Dr. Ben Carson raised eyebrows when he brought up the question of King’s party affiliation.

“The Republican Party was established as an abolitionist party,” Carson said on New Hampshire radio. “You look at some of the people who have belonged to the Republican Party—you know, Booker T. Washington, George Washington Carver, Martin Luther King Jr. It’s really quite an extensive list.”

It is certainly true that many black civil rights leaders chose to ally themselves with the Republican Party during an era when unreconstructed Southerners still played a big role in Democratic politics. But King, an activist committed to pressuring the political class from outside the system, never identified with either party. As Buzzfeed reported at the time of Carson’s comments, historians and the King family alike dispute any claim that King was ever a member of the Republican Party.

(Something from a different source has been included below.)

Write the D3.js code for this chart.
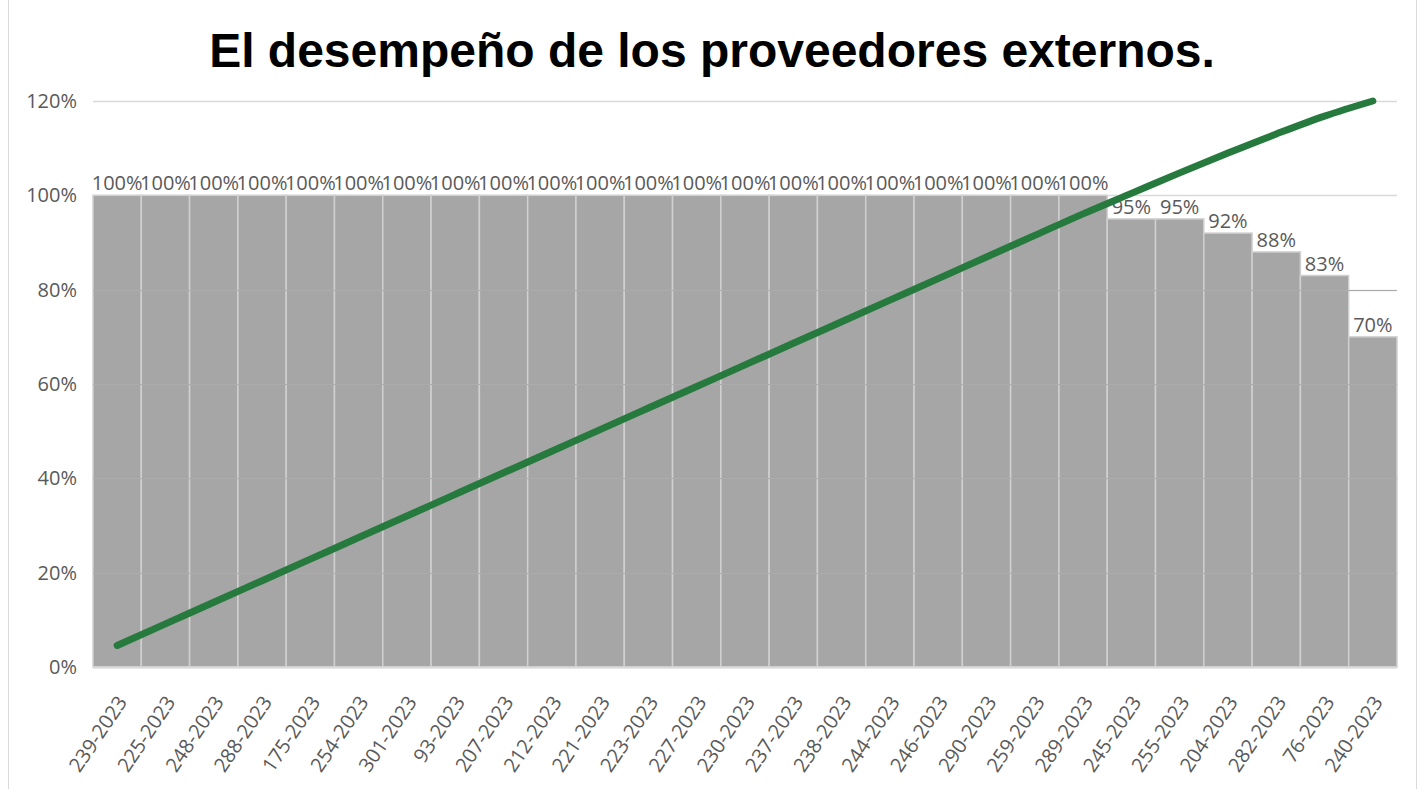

Carson has invoked the King legacy in other questionable historical contexts. Recalling King’s assassination, in 1968, Carson described a dramatic scene in which he sheltered some of his white high school classmates from rioting that followed the news of King’s death. In November, The Wall Street Journal interviewed several of Carson’s classmates, as well as the teacher of the class in which the incident supposedly took place. None could recall events as Carson described them (but then again, they probably also don’t remember that MLK was a Republican).

MLK would have been ‘appalled’ by the Black Lives Matter movement

In August, Huckabee, the former governor of Arkansas, responded to a question about Black Lives Matter by saying: “When I hear people scream, ‘Black lives matter!’ I think, ‘Of course they do, but all lives matter.’” He went on to say, “The whole message that Dr. King tried to present, and I think he’d be appalled by the notion that we’re elevating some lives above others.”

Huckabee did not comment on whether he thought it inappropriate that the 1965 March from Selma to Montgomery focused so much on the rights of black voters instead of chanting, “All votes matter.”

President Obama won’t live up to MLK’s legacy and destroy ISIS

In a meandering, 550-word Facebook post, Carly Fiorina ticked off a list of reasons she was “angry” with Obama’s ISIS strategy before driving her point directly into this mangled car crash of patriotic sentiment:

“Our nation was founded on a unique premise: that each individual life has value, that we judge an individual by the content of their character, as Martin Luther King said, not by the group to which they belong. Our nation was founded on the idea that each of us has the right to fulfill our potential—life, liberty and the pursuit of happiness—and our Founders said this right comes from God and should not be taken away by government.”

Aside from having very little to do with ISIS, or even foreign policy in general, Fiorina’s implication seems to be that the United States is a country founded with King’s vision of racial equality in mind—a notion that might be called into question by anyone who’s ever taken a sixth-grade social studies class.

MLK hates what ‘liberal policies’ did to ‘inner cities’

Of all the Republican candidates, Sen. Rand Paul may have the greatest penchant for citing MLK. As Time magazine noted last April, Paul is especially fond of a quote from King’s 1967 speech about “two Americas” that exist side by side.

The libertarian-minded Paul has used the quote in several contexts, some of which civil rights leaders past and present would probably endorse. For instance, in an op-ed, he referenced King’s speech while describing the stark differences in how white and black Americans interact with the criminal justice system.

Paul’s other uses of the quote are more tenuous. Such was the case at last year’s Conservative Political Action Conference, when Paul used the same portion of King’s speech to claim that “liberal policies have failed our inner cities; liberal policies have failed our poor communities. Our schools are not equal, and the poverty gap continues to widen.”

It’s more than a little disingenuous to push a libertarian economic agenda while invoking Martin Luther King Jr., a man whose left-leaning economic philosophy led him to support union rights and a universal basic income. Paul’s references to MLK are made all the more problematic by the senator’s history of opposing key parts of the Civil Rights Act.